Sesuai dengan sebuah makolah yang berbunyi "Balligu Al-Da'wata bi Qudati Uqulihim" artinya sampaikanlah dakwah sesuai dengan kemampuan ke-ilmuan mereka. Dalam ungkapan lain, mengambil ikan tanpa harus keruh airnya. Esensi dakwah itu, mengenalkan Allah dan Rasulullah SAW, bukan menguasai parlemen dan kekuasaan. Ketika sudah mencintai Allah SWT dan Rasul-Nya, mereka akan menerapkan pada keluarga dan masyarakatnya.
Bagi Walisongo itu, yang terpenting bagaimana ajaran islam itu sampai kepada obyek (masyarakat) tanpa harus melukai, menyinggung budaya dan adat istiadat setempat. Tentu saja ini sangatlah sulit, tetapi bukan berarti tidak mungkin untuk dilakukan. Mengenalkan sahadat saja, Sunan Kali Jaga mengemasnya dengan kisah wayang kulit dengan judul "Jamus Kamlimusodo" yang artinya "dua kalimah sahadat".
Walisongo cerdasnya kelewat batas. Dalam bahasa Sufi, mereka sudah samapai pada maqom yang tinggi, mereka lebih suka menggunakan farrasah (intingnya), dari pada logikanya. Mereka lebih kontekstual tanpa meninggalkan tekstual.

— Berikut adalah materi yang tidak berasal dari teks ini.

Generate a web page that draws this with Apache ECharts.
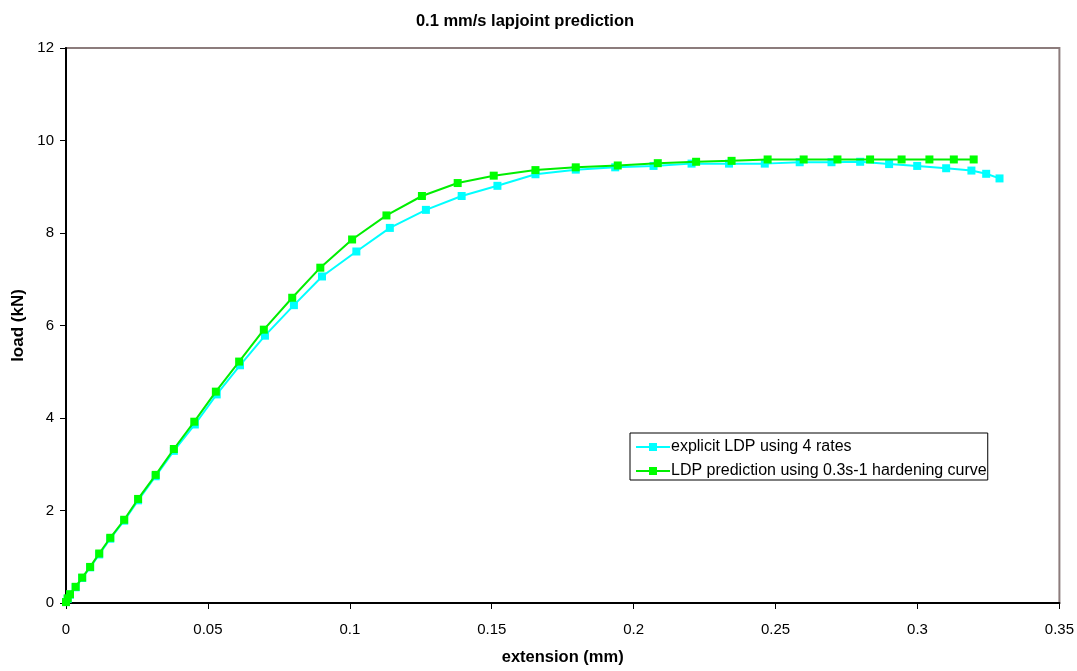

Ketika ingin mengenalkan Rasulullah SAW, Sunan Kali Jogo mengenalkan sosok Punto Dewa. Tubuhnya kecil, selalu merunduk, suka memberi makan orang yang kelaparan, memberikan payung kepada yang kepanasan, dan memberikan sandak kepada yang ngodok (jalan tanpa alas kaki), selalu tersenyum kepada sesama. Semua sifat yang melekat pada pribadi Punto Dewa, adalah sifat-sifat Rasulullah SAW. Dakwah kontekstual, model wali songo, sangat asyik dan mengena, sehingga tanpa di sadari masyarakat mengenal dan mencntai Rasulullah SAW.